If you’re looking for an easy way to add DC motor control to your next Arduino project, look no further than the Orangutan LV-168 robot controller by Pololu. Equipped with two bidirectional, low-voltage, H-bridge motor controls, this ATmega168 board can handle many of the tasks that are typically sought by Arduino DIYers. Plus you won’t have to monkey around with lots of complex programming, either. Pololu offers a complete suite of Arduino libraries that provide easy-to-use high-level commands for tweaking every nook and cranny of the LV-168 board.
In addition to the two motor control outputs, the LV-168 features eight plug-and-use I/O ports, two LEDs (red and green), an 8-by-2 LCD, a programmable buzzer, three user-definable push-buttons, an analog potentiometer, and an onboard temperature sensor. Supporting these impressive hardware features are six Orangutan-specific Arduino libraries. Just import the appropriate library include link into your project and you can play Bach on the buzzer, display a room’s ambient temperature on the LCD, or drive the motor outputs forward and reverse.
As a demonstration of the simplicity of use and the powerful command structure exhibited by the Orangutan LV-168, we modified an inexpensive RC truck into a self-contained, “smart” robot cruiser capable of driving around a room, avoiding obstacles, playing a tune, flashing its lights, and displaying the room temperature.
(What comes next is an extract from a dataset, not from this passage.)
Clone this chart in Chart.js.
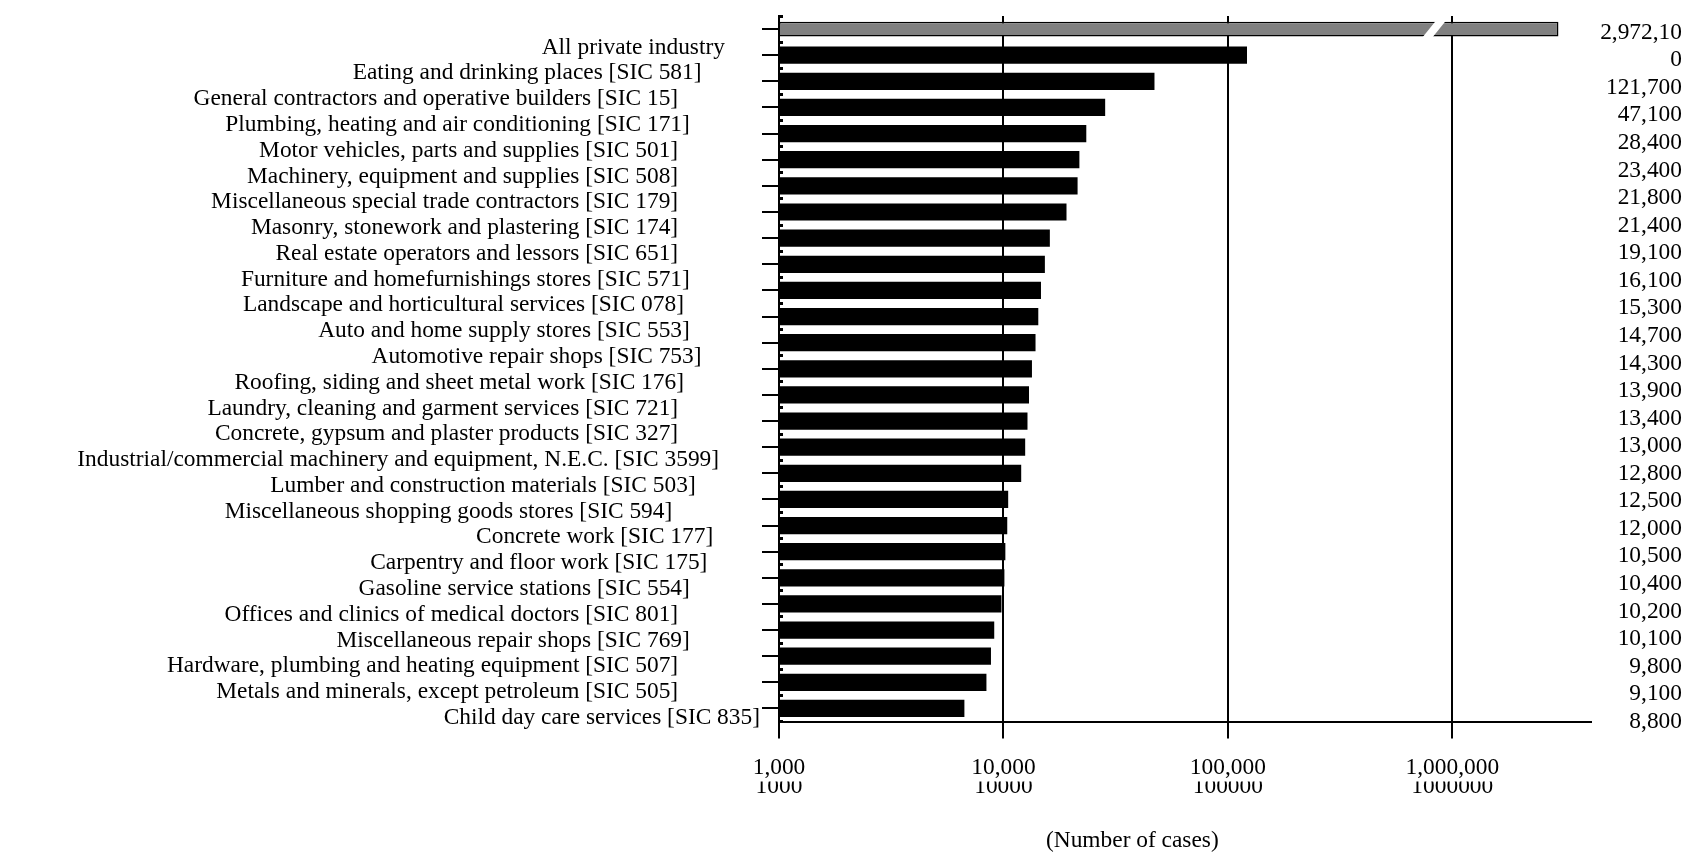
<!DOCTYPE html>
<html>
<head>
<meta charset="utf-8">
<title>Cases by industry</title>
<script src="https://cdn.jsdelivr.net/npm/chart.js@4.4.1/dist/chart.umd.min.js"></script>
<style>
  html, body { margin: 0; padding: 0; background: #fff; }
  #wrap { width: 1698px; height: 853px; position: relative; }
</style>
</head>
<body>
<div id="wrap"><canvas id="chart"></canvas></div>
<script>
// Industries, largest first
const categories = [
  'All private industry',
  'Eating and drinking places [SIC 581]',
  'General contractors and operative builders [SIC 15]',
  'Plumbing, heating and air conditioning [SIC 171]',
  'Motor vehicles, parts and supplies [SIC 501]',
  'Machinery, equipment and supplies [SIC 508]',
  'Miscellaneous special trade contractors [SIC 179]',
  'Masonry, stonework and plastering [SIC 174]',
  'Real estate operators and lessors [SIC 651]',
  'Furniture and homefurnishings stores [SIC 571]',
  'Landscape and horticultural services [SIC 078]',
  'Auto and home supply stores [SIC 553]',
  'Automotive repair shops [SIC 753]',
  'Roofing, siding and sheet metal work [SIC 176]',
  'Laundry, cleaning and garment services [SIC 721]',
  'Concrete, gypsum and plaster products [SIC 327]',
  'Industrial/commercial machinery and equipment, N.E.C. [SIC 3599]',
  'Lumber and construction materials [SIC 503]',
  'Miscellaneous shopping goods stores [SIC 594]',
  'Concrete work [SIC 177]',
  'Carpentry and floor work [SIC 175]',
  'Gasoline service stations [SIC 554]',
  'Offices and clinics of medical doctors [SIC 801]',
  'Miscellaneous repair shops [SIC 769]',
  'Hardware, plumbing and heating equipment [SIC 507]',
  'Metals and minerals, except petroleum [SIC 505]',
  'Child day care services [SIC 835]'
];

// Number of cases per industry
const cases = [
  2972100, 121700, 47100, 28400, 23400, 21800, 21400, 19100, 16100,
  15300, 14700, 14300, 13900, 13400, 13000, 12800, 12500, 12000,
  10500, 10400, 10200, 10100, 9800, 9100, 8800, 8400, 6700
];

// Value column printed at the right edge
const valueText = [
  '2,972,10', '0', '121,700', '47,100', '28,400', '23,400', '21,800',
  '21,400', '19,100', '16,100', '15,300', '14,700', '14,300', '13,900',
  '13,400', '13,000', '12,800', '12,500', '12,000', '10,500', '10,400',
  '10,200', '10,100', '9,800', '9,100', '8,800'
];

// Log axis ticks
const axisTicks = [1000, 10000, 100000, 1000000];
const axisTickText = ['1,000', '10,000', '100,000', '1,000,000'];
const axisTickPlain = ['1000', '10000', '100000', '1000000'];

// Ragged right edge of the category names (trailing spaces per name)
const labelPad = [6, 10, 14, 12, 14, 14, 14, 14, 14, 12, 13, 12, 10, 13,
                  14, 14, 7, 11, 15, 8, 9, 12, 14, 12, 14, 14, 0];

Chart.defaults.font.family = "'Liberation Serif', 'Times New Roman', serif";
Chart.defaults.font.size = 23.4;
Chart.defaults.color = '#000';

// White slanted cut across the long bar
const barBreak = {
  id: 'barBreak',
  afterDatasetsDraw(chart, args, opts) {
    const bar = chart.getDatasetMeta(0).data[0];
    if (!bar) return;
    const { y, height } = bar.getProps(['y', 'height'], true);
    const xb = chart.scales.x.getPixelForValue(opts.at);
    const half = height / 2 + 2;
    const slant = 0.8, gap = 10;
    const ctx = chart.ctx;
    ctx.save();
    ctx.fillStyle = '#fff';
    ctx.beginPath();
    ctx.moveTo(xb - gap / 2 - slant * half, y + half);
    ctx.lineTo(xb + gap / 2 - slant * half, y + half);
    ctx.lineTo(xb + gap / 2 + slant * half, y - half);
    ctx.lineTo(xb - gap / 2 + slant * half, y - half);
    ctx.closePath();
    ctx.fill();
    ctx.restore();
  }
};

const logMin = 1000, logMax = 4150000;
const setTicks = (list) => (scale) => { scale.ticks = list.map((v) => ({ value: v })); };

new Chart(document.getElementById('chart'), {
  type: 'bar',
  data: {
    labels: categories,
    datasets: [
      {
        label: 'All private industry',
        data: cases.map((v, i) => (i === 0 ? v : null)),
        backgroundColor: '#808080',
        borderColor: '#000',
        borderWidth: 1.5,
        borderSkipped: false,
        barPercentage: 0.57,
        categoryPercentage: 1,
        grouped: false
      },
      {
        label: 'Industries',
        data: cases.map((v, i) => (i === 0 ? null : v)),
        backgroundColor: '#000',
        borderWidth: 0,
        barPercentage: 0.66,
        categoryPercentage: 1,
        grouped: false
      }
    ]
  },
  options: {
    indexAxis: 'y',
    responsive: true,
    maintainAspectRatio: false,
    animation: false,
    layout: { padding: { top: 10, right: 16, bottom: 0, left: 0 } },
    plugins: {
      legend: { display: false },
      tooltip: { enabled: false },
      barBreak: { at: 830000 }
    },
    scales: {
      x: {
        type: 'logarithmic',
        position: 'bottom',
        weight: 0,
        min: logMin,
        max: logMax,
        afterBuildTicks: setTicks(axisTicks),
        afterFit: (s) => { s.height = 60; },
        grid: { color: '#000', lineWidth: 2, drawTicks: true, tickLength: 17 },
        border: { display: true, color: '#000', width: 2 },
        ticks: {
          autoSkip: false,
          maxRotation: 0,
          padding: 15.5,
          font: { size: 23.4, lineHeight: 1.2 },
          callback: (v, i) => axisTickText[i]
        }
      },
      x2: {
        type: 'logarithmic',
        axis: 'x',
        position: 'bottom',
        weight: 1,
        min: logMin,
        max: logMax,
        afterBuildTicks: setTicks(axisTicks),
        afterFit: (s) => { s.height = 71.5; },
        grid: { display: false, drawTicks: false },
        border: { display: false },
        ticks: {
          autoSkip: false,
          maxRotation: 0,
          padding: -8.5,
          font: { size: 23.4, lineHeight: 1.2 },
          callback: (v, i) => axisTickPlain[i]
        },
        title: {
          display: true,
          text: '(Number of cases)' + ' '.repeat(18),
          font: { size: 23.4, lineHeight: 1 },
          padding: { top: 0, bottom: 0 }
        }
      },
      y: {
        type: 'category',
        position: 'left',
        weight: 0,
        offset: true,
        afterFit: (s) => { s.width = 17; },
        grid: { offset: false, drawOnChartArea: false, drawTicks: true, tickLength: 17, color: '#000', lineWidth: 2 },
        border: { display: true, color: '#000', width: 2 },
        ticks: { display: false, autoSkip: false }
      },
      yl: {
        type: 'linear',
        axis: 'y',
        position: 'left',
        weight: 1,
        reverse: true,
        offset: false,
        bounds: 'data',
        min: -1.219,
        max: 26.146,
        afterBuildTicks: setTicks(categories.map((_, i) => i)),
        afterFit: (s) => { s.width = 762; },
        grid: { display: false, drawTicks: false, offset: false },
        border: { display: false },
        ticks: {
          autoSkip: false,
          padding: 2,
          font: { size: 23.4 },
          callback: (v, i) => categories[i] + ' '.repeat(labelPad[i])
        }
      },
      yr: {
        type: 'linear',
        axis: 'y',
        position: 'right',
        reverse: true,
        offset: false,
        bounds: 'data',
        min: -0.601,
        max: 24.993,
        afterBuildTicks: setTicks(valueText.map((_, i) => i)),
        afterFit: (s) => { s.width = 91; },
        grid: { display: false, drawTicks: false, offset: false },
        border: { display: false },
        ticks: {
          autoSkip: false,
          padding: 0,
          crossAlign: 'far',
          font: { size: 23.4 },
          callback: (v, i) => valueText[i]
        }
      },
      ySq: {
        type: 'category',
        axis: 'y',
        position: { x: 1000 },
        offset: true,
        grid: { offset: true, drawOnChartArea: false, drawTicks: true, tickLength: -4, color: '#000', lineWidth: 3, z: 1 },
        border: { display: false },
        ticks: { display: false, autoSkip: false }
      }
    }
  },
  plugins: [barBreak]
});
</script>
</body>
</html>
Want to try your own Orangutan? Just download our Arduino sketch, load it on an Orangutan, wire up the truck, and away you go.
- Time: 1 hour
- Cost: $83.65
- Difficulty: easy
- Orangutan LV-168 robot controller (Pololu #775; $59.95)
- Sharp GP2D120 IR sensor (Mouser #852-GP2D120XJ00F; $9.74)
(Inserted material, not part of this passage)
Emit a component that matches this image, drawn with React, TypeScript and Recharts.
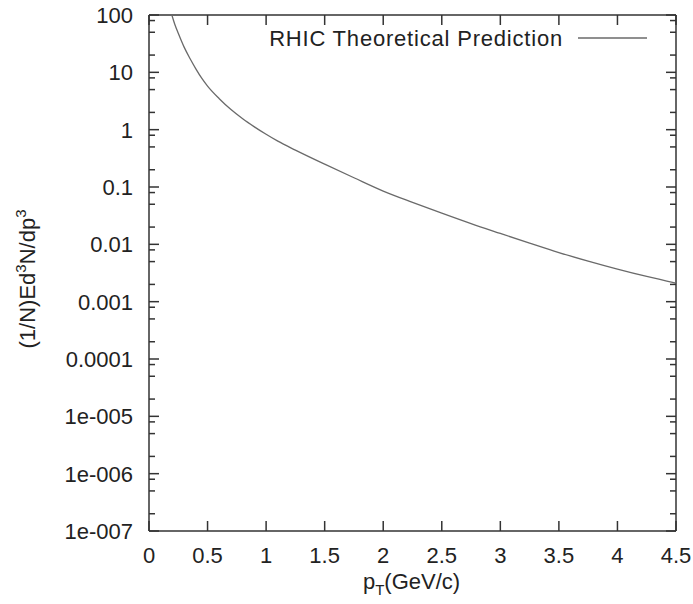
import React from 'react';
import { ComposedChart, Line, Scatter, XAxis, YAxis, ReferenceLine } from 'recharts';

// ---- Data ----
const pTValues = [
  0.195, 0.22, 0.25, 0.3, 0.35, 0.4, 0.45, 0.5, 0.6, 0.7, 0.8, 0.9, 1.0, 1.1,
  1.25, 1.5, 1.75, 2.0, 2.25, 2.5, 2.75, 3.0, 3.25, 3.5, 3.75, 4.0, 4.25, 4.5,
];
const yieldValues = [
  100, 69, 48, 27.5, 17.4, 11.5, 7.9, 5.75, 3.47, 2.24, 1.55, 1.12, 0.83, 0.63,
  0.44, 0.25, 0.145, 0.085, 0.054, 0.035, 0.023, 0.0155, 0.0105, 0.0072, 0.0051,
  0.0037, 0.00275, 0.0021,
];
const seriesName = 'RHIC Theoretical Prediction';

const xTicks = [0, 0.5, 1, 1.5, 2, 2.5, 3, 3.5, 4, 4.5];
const xTickLabels = ['0', '0.5', '1', '1.5', '2', '2.5', '3', '3.5', '4', '4.5'];
const yMajorTicks = [100, 10, 1, 0.1, 0.01, 0.001, 0.0001, 1e-5, 1e-6, 1e-7];
const yTickLabels = ['100', '10', '1', '0.1', '0.01', '0.001', '0.0001', '1e-005', '1e-006', '1e-007'];
const yMinorMultipliers = [2, 5, 8];

const data = pTValues.map((p, i) => ({ pT: p, value: yieldValues[i] }));

const yMinorTicks: number[] = [];
yMajorTicks.slice(1).forEach((m) => {
  yMinorMultipliers.forEach((k) => yMinorTicks.push(Number((m * k).toPrecision(3))));
});
const yAllTicks = [...yMajorTicks, ...yMinorTicks].sort((a, b) => a - b);

const X_DOMAIN: [number, number] = [0, 4.5];
const Y_DOMAIN: [number, number] = [1e-7, 100];

const rightTickPoints = yAllTicks.map((v) => ({ pT: X_DOMAIN[1], value: v }));
const topTickPoints = xTicks.map((t) => ({ pT: t, value: Y_DOMAIN[1] }));
// anchors for the legend and axis titles (placed through the chart's scales)
const annotationPoints = [
  { pT: X_DOMAIN[1], value: Y_DOMAIN[1], kind: 'legend' },
  { pT: (X_DOMAIN[0] + X_DOMAIN[1]) / 2, value: Y_DOMAIN[0], kind: 'xTitle' },
  { pT: X_DOMAIN[0], value: Math.sqrt(Y_DOMAIN[0] * Y_DOMAIN[1]), kind: 'yTitle' },
];

const FONT = '"Liberation Sans", Arial, Helvetica, sans-serif';
const TEXT = '#222';
const AXIS = '#333';
const CURVE = '#6a6a6a';
const TICK_W = 1.5;
const MAJOR = 10;
const MINOR = 6;
const W = 693;
const H = 604;
const MARGIN = { top: 15, right: 17, bottom: 13, left: 13 };

const majorIndex = (v: number) =>
  yMajorTicks.findIndex((t) => Math.abs(Math.log10(t) - Math.log10(v)) < 1e-6);
const xLabel = (v: number) => {
  const i = xTicks.findIndex((t) => Math.abs(t - v) < 1e-9);
  return i >= 0 ? xTickLabels[i] : String(v);
};

const LeftTick = (props: any) => {
  const { x, y, payload } = props;
  const i = majorIndex(payload.value);
  const len = i >= 0 ? MAJOR : MINOR;
  return (
    <g>
      <line x1={x} x2={x + len} y1={y} y2={y} stroke={AXIS} strokeWidth={TICK_W} />
      {i >= 0 && (
        <text x={x - 16} y={y + 8} textAnchor="end" fontSize={22} fontFamily={FONT} fill={TEXT}>
          {yTickLabels[i]}
        </text>
      )}
    </g>
  );
};

const RightTickShape = (p: any) => {
  const len = majorIndex(p.payload?.value ?? 1) >= 0 ? MAJOR : MINOR;
  return <line x1={p.cx} x2={p.cx - len} y1={p.cy} y2={p.cy} stroke={AXIS} strokeWidth={TICK_W} />;
};
const TopTickShape = (p: any) => (
  <line x1={p.cx} x2={p.cx} y1={p.cy} y2={p.cy + MAJOR} stroke={AXIS} strokeWidth={TICK_W} />
);

const AnnotationShape = (p: any) => {
  const { cx, cy, payload } = p;
  if (cx == null || cy == null) return <g />;
  if (payload.kind === 'legend') {
    return (
      <g>
        <text
          x={cx - 113}
          y={cy + 31}
          textAnchor="end"
          fontSize={22}
          fontFamily={FONT}
          fill={TEXT}
          letterSpacing={0.8}
        >
          {seriesName}
        </text>
        <line x1={cx - 98} x2={cx - 29} y1={cy + 23} y2={cy + 23} stroke={CURVE} strokeWidth={1.3} />
      </g>
    );
  }
  if (payload.kind === 'xTitle') {
    return (
      <text x={cx - 1} y={cy + 58} textAnchor="middle" fontSize={22} fontFamily={FONT} fill={TEXT}>
        p
        <tspan dy={6} fontSize={15}>T</tspan>
        <tspan dy={-6}>(GeV/c)</tspan>
      </text>
    );
  }
  const tx = cx - 114;
  const ty = cy + 6;
  return (
    <text
      x={tx}
      y={ty}
      transform={`rotate(-90, ${tx}, ${ty})`}
      textAnchor="middle"
      fontSize={22}
      fontFamily={FONT}
      fill={TEXT}
    >
      (1/N)Ed
      <tspan dy={-9} fontSize={15}>3</tspan>
      <tspan dy={9}>N/dp</tspan>
      <tspan dy={-9} fontSize={15}>3</tspan>
    </text>
  );
};

export default function App() {
  return (
    <div style={{ position: 'absolute', left: 0, top: 0 }}>
      <ComposedChart width={W} height={H} data={data} margin={MARGIN}>
        <XAxis
          dataKey="pT"
          type="number"
          domain={X_DOMAIN}
          ticks={xTicks}
          interval={0}
          height={60}
          tickSize={-MAJOR}
          tickMargin={26}
          tickLine={{ stroke: AXIS, strokeWidth: TICK_W }}
          axisLine={{ stroke: AXIS, strokeWidth: 1.5 }}
          tick={{ fontSize: 22, fill: TEXT, fontFamily: FONT }}
          tickFormatter={xLabel}
        />
        <YAxis
          scale="log"
          type="number"
          domain={Y_DOMAIN}
          ticks={yAllTicks}
          interval={0}
          width={136}
          tickSize={0}
          tickMargin={0}
          tickLine={false}
          axisLine={{ stroke: AXIS, strokeWidth: 1.5 }}
          tick={(p: any) => <LeftTick {...p} />}
        />
        <ReferenceLine y={Y_DOMAIN[1]} stroke={AXIS} strokeWidth={1.5} />
        <ReferenceLine x={X_DOMAIN[1]} stroke={AXIS} strokeWidth={1.5} />
        <Scatter data={rightTickPoints} dataKey="value" isAnimationActive={false} shape={(p: any) => <RightTickShape {...p} />} />
        <Scatter data={topTickPoints} dataKey="value" isAnimationActive={false} shape={(p: any) => <TopTickShape {...p} />} />
        <Scatter data={annotationPoints} dataKey="value" isAnimationActive={false} shape={(p: any) => <AnnotationShape {...p} />} />
        <Line dataKey="value" type="monotone" stroke={CURVE} strokeWidth={1.3} dot={false} isAnimationActive={false} />
      </ComposedChart>
    </div>
  );
}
- Nikko Hummer 1:32 RC truck (RadioShack #60-250; $7.97)
- Hookup wire (RadioShack #278-1224; $5.99)
- AVR ISP programmer (like the Atmel AVRISP MkII)—you’ll need this to program your Orangutan
1. Follow Pololu’s extensive setup instructions for configuring the Arduino programming environment to use the Orangutan LV-168 robot controller.
2. Open the RC truck and disconnect the wires for the drive motor and the steering magnet.
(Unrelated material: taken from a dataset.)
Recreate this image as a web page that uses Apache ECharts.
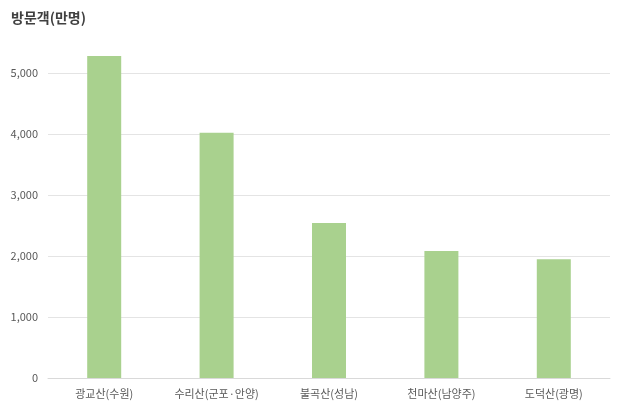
<!DOCTYPE html>
<html><head><meta charset="utf-8">
<script src="https://cdn.jsdelivr.net/npm/echarts@6/dist/echarts.min.js"></script>
<style>html,body{margin:0;padding:0;background:#fff}#c{width:620px;height:409px}</style>
</head><body><div id="c"></div>
<script>
const categories = ['광교산(수원)', '수리산(군포·안양)', '불곡산(성남)', '천마산(남양주)', '도덕산(광명)'];
const visitors = [5280, 4020, 2540, 2080, 1945];
const yTicks = [0, 1000, 2000, 3000, 4000, 5000, 6000];
const font = "'Noto Sans CJK KR', 'Noto Sans', sans-serif";
const chart = echarts.init(document.getElementById('c'));
chart.setOption({
  animation: false,
  title: { text: '방문객(만명)', left: 6, top: 6, textStyle: { fontFamily: font, fontSize: 14, fontWeight: 'bold', color: '#404040' } },
  grid: { left: 48, right: 10, top: 12, bottom: 31, containLabel: false },
  xAxis: {
    type: 'category', data: categories,
    axisTick: { show: false },
    axisLine: { lineStyle: { color: '#d9d9d9' } },
    axisLabel: { fontFamily: font, fontSize: 11, color: '#595959', margin: 10 }
  },
  yAxis: {
    type: 'value', min: yTicks[0], max: yTicks[yTicks.length - 1], interval: 1000,
    axisLine: { show: false }, axisTick: { show: false },
    axisLabel: { fontFamily: font, fontSize: 11, color: '#595959', margin: 10,
      formatter: v => v === 6000 ? '' : v.toLocaleString('en-US') },
    splitLine: { lineStyle: { color: ['#e4e4e4','#e4e4e4','#e4e4e4','#e4e4e4','#e4e4e4','#e4e4e4','rgba(0,0,0,0)'] } }
  },
  series: [{ type: 'bar', data: visitors, barWidth: 34, itemStyle: { color: '#a9d18e' } }]
});
</script></body></html>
3. Solder two wires to the positive (+) and negative (-) battery pack terminals of the RC truck. These wires should be routed outside the truck and inserted into the power input terminals of the Orangutan.
4. Route the drive motor wires and the steering magnet wires outside the truck and attach them to the LV-168’s motor 1 and motor 2 outputs, respectively. I was unable to get the magnetic steering control on our truck to work properly. Therefore, I elected to permanently “fix” a slight right turn into the front steering wheel’s alignment.
5. Mount the Sharp GP2D120 IR sensor in I/O line C4 of the Orangutan.
6. Insert two AA batteries into the truck and turn on the LV-168’s power switch. The blue power LED should illuminate. If you don’t see the power LED, check your wiring from the car to the Orangutan.
7. Connect an AVR ISP programmer to your PC. Start the Arduino programming environment and copy our sketch to your PC. Download the muscle car sketch onto the Orangutan. Disconnect the RC truck from the AVR ISP programmer. Set the RC truck on the floor and press the power switch.
This tricked-out ride will play a tune, display a splash screen, flash its lights, then dart around the room. Both the room temperature and the distance measured with the Sharp sensor are displayed on the LCD. When the sensor detects an object closer than 30 centimeters, the motor speed is reduced and the truck goes into reverse. This “backing up” action will continue until the path in front of the truck is clear of obstacles. Happy trails.